Une minorité des salafistes (souvent issue du salafisme quiétiste) est djihadiste. Ce courant considère qu’il est du devoir des croyants de prendre les armes contre les mécréants s’adonnant au « culte des idoles », au taghut. Quiétistes et djihadistes entretiennent une concurrence et se traitent mutuellement de khawaridj, de déviants. Les djihadistes contemporains sont également appelés takfiri (ceux qui pratiquent à tort l’excommunication). Ce terme péjoratif désigne les extrémistes considérant toute personne ne partageant pas leur vision du monde et de la religion comme un mécréant à détruire.

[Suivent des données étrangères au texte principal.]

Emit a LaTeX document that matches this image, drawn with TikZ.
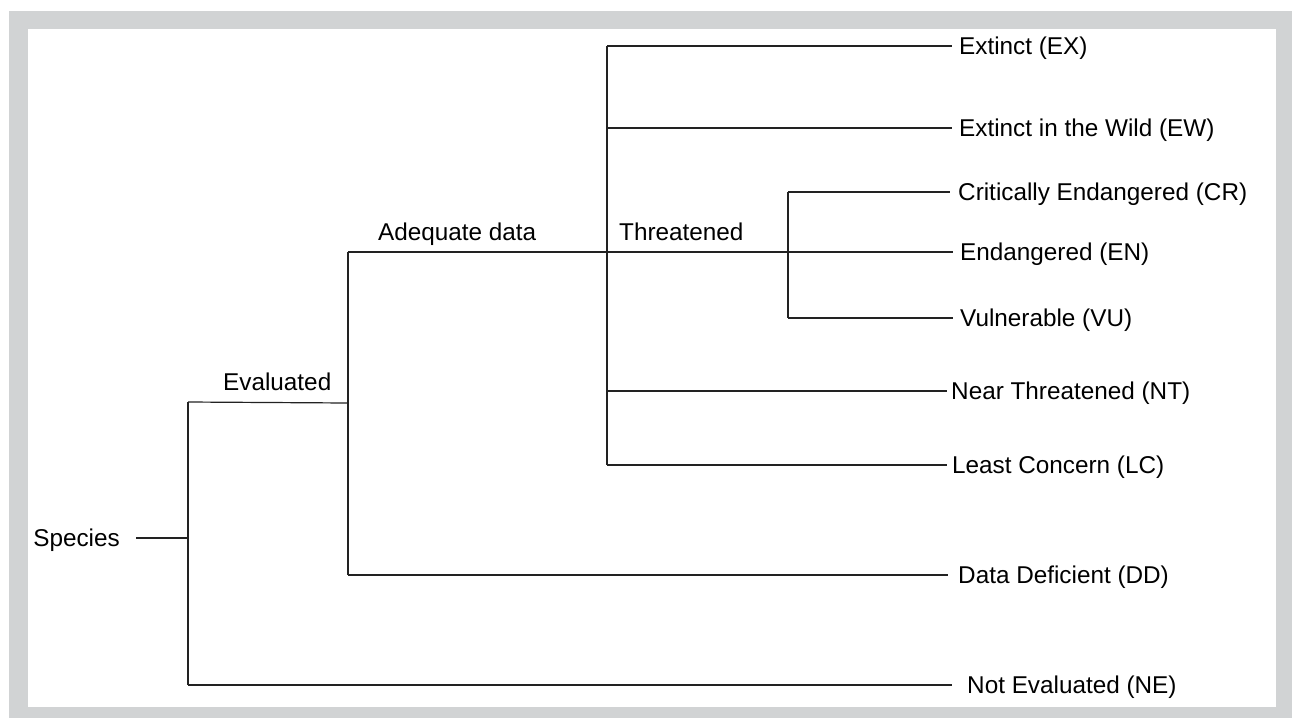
\documentclass[tikz,border=0pt]{standalone}
\usepackage{fontspec}
\setmainfont{Liberation Sans}
\definecolor{framegray}{HTML}{D1D3D4}
\definecolor{linecol}{HTML}{222222}
\begin{document}
\begin{tikzpicture}[x=1pt,y=-1pt,
  txt/.style={font=\fontsize{24.3}{29}\selectfont, text height=17.4pt, text depth=0pt, inner ysep=0pt},
  leaf/.style={txt, anchor=west},
  conn/.style={draw=linecol, line width=1.2pt},
  branchlab/.style={font=\fontsize{24.3}{29}\selectfont, anchor=base west, inner sep=0pt}]
\useasboundingbox (0,0) rectangle (1292,718);
\fill[framegray] (9,11) rectangle (1292,718);
\fill[white] (28,29) rectangle (1276,707);

% junction coordinates
\coordinate (jE) at (188,402);
\coordinate (jS) at (188,538);
\coordinate (jNE) at (188,685);
\coordinate (kE) at (348,403);
\coordinate (kA) at (348,252);
\coordinate (kD) at (348,575);
\coordinate (tTop) at (607,46);
\coordinate (tEW) at (607,128);
\coordinate (tNT) at (607,391);
\coordinate (tBot) at (607,465);
\coordinate (uTop) at (788,192);
\coordinate (uBot) at (788,318);

% labels
\node[txt, anchor=east, inner xsep=16pt] (species) at (136,538) {Species};
\node[leaf, inner xsep=7pt] (ex) at (952,46) {Extinct (EX)};
\node[leaf, inner xsep=7pt] (ew) at (952,128) {Extinct in the Wild (EW)};
\node[leaf, inner xsep=8pt] (cr) at (950,192) {Critically Endangered (CR)};
\node[leaf, inner xsep=7pt] (en) at (953,252) {Endangered (EN)};
\node[leaf, inner xsep=7pt] (vu) at (953,318) {Vulnerable (VU)};
\node[leaf, inner xsep=4pt] (nt) at (947,391) {Near Threatened (NT)};
\node[leaf, inner xsep=5pt] (lc) at (947,465) {Least Concern (LC)};
\node[leaf, inner xsep=10pt] (dd) at (948,575) {Data Deficient (DD)};
\node[leaf, inner xsep=15pt] (ne) at (952,685) {Not Evaluated (NE)};

\node[branchlab] (evl) at (223,390) {Evaluated};
\node[branchlab] (adl) at (378,240) {Adequate data};
\node[branchlab] (thl) at (619,240) {Threatened};

% connectors
\draw[conn] (species.east) -- (jS);
\draw[conn] (jE) -- (jNE);
\draw[conn] (jE) -- (kE);
\draw[conn] (kA) -- (kD);
\draw[conn] (jNE) -- (ne.west);
\draw[conn] (kD) -- (dd.west);
\draw[conn] (kA) -- (en.west);
\draw[conn] (tTop) -- (tBot);
\draw[conn] (tTop) -- (ex.west);
\draw[conn] (tEW) -- (ew.west);
\draw[conn] (tNT) -- (nt.west);
\draw[conn] (tBot) -- (lc.west);
\draw[conn] (uTop) -- (uBot);
\draw[conn] (uTop) -- (cr.west);
\draw[conn] (uBot) -- (vu.west);
\end{tikzpicture}
\end{document}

Les différents courants du salafisme défendent ainsi des interprétations différentes des textes religieux. Leurs positions s’appuient sur des dalil (une sourate ou un verset du Coran) employés pour légitimer leur action. En cela, le salafisme constitue une aqida, une croyance religieuse unifiée appuyée sur des textes et des références historiques. Cette aqida entre en concurrence avec d’autres croyances — notamment des lectures pacifiques de l’islam — qu’elle tente de supplanter par des efforts de prosélytisme, portés par la propagande, l’organisation et l’action terroriste.

Sans avoir la portée spectaculaire des campagnes de terreur organisées par le salafisme djihadiste, son cousin quiétiste constitue cependant une autre forme de menace. Les différents courants salafistes refusant de recourir aux armes contre les États laïcs étendent leur influence d’autres manières. Leur objectif est de vivre une vie conforme à leur interprétation des premiers temps de l’islam. Ainsi, leur action se concentre sur le social et l’éducation. La stratégie consistant à occuper des terrains délaissés par un État n’assurant plus ou mal ses prérogatives n’est pas particulièrement innovante. Elle fut employée par de nombreuses forces politiques, des mouvements révolutionnaires aux partis chrétiens-démocrates en passant par les divers visages de la social-démocratie ouvrière. Mais les salafistes quiétistes ont acquis une certaine expertise dans le développement de réseaux, légaux ou non. Celle-ci leur permet d’avoir une influence dans divers lieux de culte, associations confessionnelles, groupes de soutien scolaire, ou organisations non gouvernementales assurant des services sociaux.

La récente fermeture administrative de six mois de la grande mosquée de Pantin illustre les liens troubles liant des islamistes opportunistes et des pouvoirs publics complaisants. La page Facebook de la mosquée avait diffusé une vidéo d’un parent d’élève appelant à se mobiliser contre Samuel Paty. Mais le lieu est surtout connu pour sa gestion affairiste tendant la main à la fois aux Frères musulmans et aux édiles locaux. La tolérance comme les subventions dont bénéficient les islamistes s’expliquent souvent moins par la naïveté que par une symbiose cynique : le salafisme quiétiste évite l’agitation sociale, désapprouve souvent les trafics et impose un mode de vie rigoriste compatible avec la paix sociale.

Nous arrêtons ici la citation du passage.